Parce que non, en fait, vraiment. Je ne tombe pas amoureuse si facilement.

Oui, c'est facile de me toucher au cœur mais ça n'est pas parce que je suis attendrie que je suis amoureuse, sinon, on en finirait pas.

Parce que bon. On va dire que du collège à la seconde, j'étais la reine du crush qui démarre en septembre et se termine avec les vacances scolaires d'été. Quand d'autres filles en avaient un par semaine. Donc pas tellement.
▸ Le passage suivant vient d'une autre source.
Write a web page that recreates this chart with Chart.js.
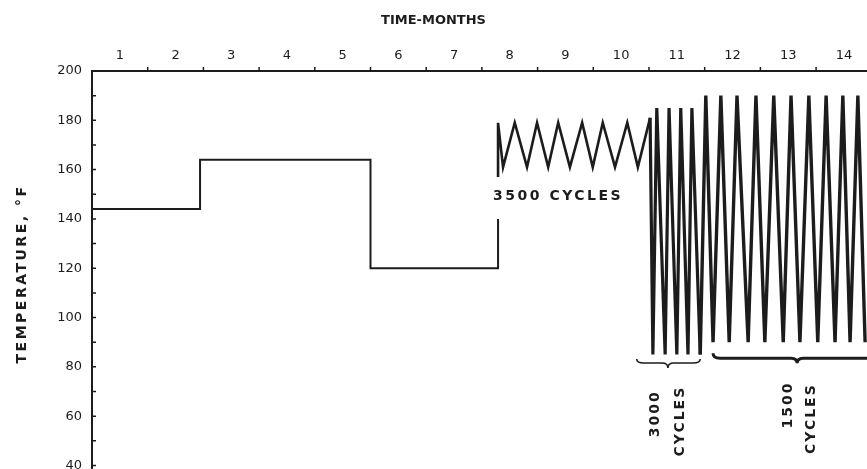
<!DOCTYPE html>
<html>
<head>
<meta charset="utf-8">
<script src="https://cdn.jsdelivr.net/npm/chart.js@4.4.1/dist/chart.umd.min.js"></script>
<style>
  html, body { margin: 0; background: #fff; }
  canvas { display: block; }
</style>
</head>
<body>
<canvas id="tempChart" width="867" height="469"></canvas>
<script>
const monthLabels = ['1', '2', '3', '4', '5', '6', '7', '8', '9', '10', '11', '12', '13', '14'];
const tempTicks = [40, 60, 80, 100, 120, 140, 160, 180, 200];

// constant-temperature periods
const soakMonths = [0, 1.94, 1.94, 5.0, 5.0, 7.29, 7.29];
const soakTemps = [144, 144, 164, 164, 120, 120, 140];

// 3500 cycles between ~161 and ~179 F
const smallCycleMonths = [7.29, 7.29, 7.38, 7.59, 7.81, 7.99, 8.19, 8.37, 8.58, 8.80, 8.99, 9.17, 9.39, 9.61, 9.80, 10.02];
const smallCycleTemps = [157, 179, 161, 179, 161, 179, 161, 179, 161, 179, 161, 179, 161, 179, 161, 181];

// 3000 cycles, 85-185 F
const midCycleMonths = [10.02, 10.07, 10.14, 10.29, 10.36, 10.50, 10.57, 10.70, 10.77, 10.92];
const midCycleTemps = [181, 85, 185, 85, 185, 85, 185, 85, 185, 85];

// 1500 cycles, 90-190 F
const bigCycleMonths = [10.92, 11.02, 11.15, 11.29, 11.44, 11.58, 11.78, 11.92, 12.08, 12.24, 12.41, 12.55, 12.71, 12.87, 13.03, 13.18, 13.34, 13.48, 13.61, 13.75, 13.88];
const bigCycleTemps = [85, 190, 90, 190, 90, 190, 90, 190, 90, 190, 90, 190, 90, 190, 90, 190, 90, 190, 90, 190, 90];

const INK = '#1c1c1c';
const X_MAX = 13.914;
const Y_MIN = 38.58;
const Y_MAX = 200;

Chart.defaults.font.family = '"DejaVu Sans", sans-serif';
Chart.defaults.color = INK;

function toPoints(xs, ys) {
  return xs.map((x, i) => ({ x: x, y: ys[i] }));
}

function line(xs, ys, width) {
  return {
    data: toPoints(xs, ys),
    borderColor: INK,
    borderWidth: width,
    pointRadius: 0,
    tension: 0,
    fill: false
  };
}

// curly brace lying under a group of cycles, tip pointing down
function brace(ctx, x0, x1, xt, py, depth, lw) {
  ctx.lineWidth = lw;
  ctx.beginPath();
  ctx.moveTo(x0, py - depth);
  ctx.quadraticCurveTo(x0, py, x0 + 7, py);
  ctx.lineTo(xt - 6, py);
  ctx.quadraticCurveTo(xt, py, xt, py + 5);
  ctx.quadraticCurveTo(xt, py, xt + 6, py);
  ctx.lineTo(x1 - 7, py);
  ctx.quadraticCurveTo(x1, py, x1, py - depth);
  ctx.stroke();
}

function upText(ctx, text, px, py) {
  ctx.save();
  ctx.translate(px, py);
  ctx.rotate(-Math.PI / 2);
  ctx.fillText(text, 0, 0);
  ctx.restore();
}

const annotations = {
  id: 'annotations',
  afterDraw(chart) {
    const { ctx, chartArea: area } = chart;
    const x = chart.scales.x;
    const y = chart.scales.y;
    ctx.save();
    ctx.strokeStyle = INK;
    ctx.fillStyle = INK;

    // month boundaries above the time axis, inward ticks every 10 F
    ctx.lineWidth = 1.5;
    ctx.beginPath();
    for (let m = 1; m < X_MAX; m++) {
      const px = x.getPixelForValue(m);
      ctx.moveTo(px, area.top);
      ctx.lineTo(px, area.top - 4);
    }
    for (let v = 40; v < Y_MAX; v += 10) {
      const py = y.getPixelForValue(v);
      ctx.moveTo(area.left, py);
      ctx.lineTo(area.left + 4, py);
    }
    ctx.stroke();

    ctx.textAlign = 'center';
    ctx.textBaseline = 'middle';
    ctx.font = 'bold 14px "DejaVu Sans"';
    ctx.letterSpacing = '2.5px';
    upText(ctx, 'TEMPERATURE, °F', 22, (area.top + area.bottom) / 2 + 4);

    ctx.textAlign = 'left';
    ctx.fillText('3500 CYCLES', x.getPixelForValue(7.29) - 5, y.getPixelForValue(149));

    ctx.letterSpacing = '2px';
    ctx.textAlign = 'center';
    upText(ctx, '3000', x.getPixelForValue(10.11), y.getPixelForValue(61));
    upText(ctx, 'CYCLES', x.getPixelForValue(10.56), y.getPixelForValue(58));
    upText(ctx, '1500', x.getPixelForValue(12.50), y.getPixelForValue(64.5));
    upText(ctx, 'CYCLES', x.getPixelForValue(12.91), y.getPixelForValue(59));

    brace(ctx, x.getPixelForValue(9.78), x.getPixelForValue(10.92), x.getPixelForValue(10.34),
      y.getPixelForValue(81.6), 4, 1.6);
    brace(ctx, x.getPixelForValue(11.15), x.getPixelForValue(14.3), x.getPixelForValue(12.66),
      y.getPixelForValue(83.5), 5, 3);

    ctx.restore();
  }
};

new Chart(document.getElementById('tempChart'), {
  type: 'line',
  data: {
    datasets: [
      line(soakMonths, soakTemps, 2),
      line(smallCycleMonths, smallCycleTemps, 2.6),
      line(midCycleMonths, midCycleTemps, 3.2),
      line(bigCycleMonths, bigCycleTemps, 3.4)
    ]
  },
  options: {
    responsive: false,
    animation: false,
    layout: { padding: 0 },
    plugins: {
      legend: { display: false },
      tooltip: { enabled: false },
      title: {
        display: true,
        text: 'TIME-MONTHS',
        color: INK,
        font: { size: 13, weight: 'bold' },
        padding: { top: 13, bottom: 0 }
      }
    },
    scales: {
      x: {
        type: 'linear',
        position: 'top',
        min: 0,
        max: X_MAX,
        grid: { display: false, drawTicks: false },
        border: { display: true, color: INK, width: 2 },
        afterBuildTicks: s => { s.ticks = monthLabels.map((_, i) => ({ value: i + 0.5 })); },
        ticks: {
          autoSkip: false,
          maxRotation: 0,
          padding: 8,
          font: { size: 13 },
          callback: (v, i) => monthLabels[i]
        },
        afterFit: s => { s.height = 42.4; s.paddingLeft = 0; s.paddingRight = 0; }
      },
      y: {
        type: 'linear',
        min: Y_MIN,
        max: Y_MAX,
        grid: { display: false, drawTicks: false },
        border: { display: true, color: INK, width: 2 },
        afterBuildTicks: s => { s.ticks = tempTicks.map(v => ({ value: v })); },
        ticks: {
          padding: 10,
          font: { size: 13 },
          callback: v => String(v)
        },
        afterFit: s => { s.width = 92; s.paddingTop = 0; s.paddingBottom = 0; }
      }
    }
  },
  plugins: [annotations]
});
</script>
</body>
</html>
Ensuite j'ai eu des mecs avec des relations plus ou moins longues, mais je leur garde, pour ceux dont j'étais amoureuse, plein de tendresse. A la fac, j'étais très forte pour séparer l'homme dans mon cœur de ceux dans mon lit mais bon, nécessité fait loi, hein. On peut être malheureuse en amour et ne pas faire vœu de chasteté pour autant. Manquerait plus que ça. Le P dont j'ai parlé là, je ne l'ai toujours pas désaimé. Alors oui c'est loin, on ne se connaît presque plus, vieux adultes que nous sommes devenus, le désir n'est plus là mais si je le croisais, il y aurait toujours un bond dans mon cœur, il a une place très spéciale dans mon univers intérieur.

Luce m'interpelle. "Alors peut-être que c'est désaimer, que tu ne peux pas ?"

Oui. Non. Enfin après une longue réflexion de deux semaines je mets un schéma à jour : les hommes dont je peut dire que non, y a plus d'amour, c'est sûr, ce sont ceux qui m'ont poussée à bout, mise en colère, vraiment. Pas la colère du moment qui s'éteint toute seule, celle qui te sauve la peau dans les moments où quelque chose d'essentiel a été touché. Donc ces trois-là, je suis ferme : amour fini. Ca a pris longtemps, mais ils ont épuisé mes stocks.

Mais sinon c'est pas faux. Je ne sais pas désaimer[1].

Ce qui, en langage technique, se prononce : t'as pas le cul sorti des ronces, ma pauvre vieille.

Note

[1] Ce qui fait plus de moi une pomme qu'un artichaut, si on veut filer la métaphore fruits et légumes.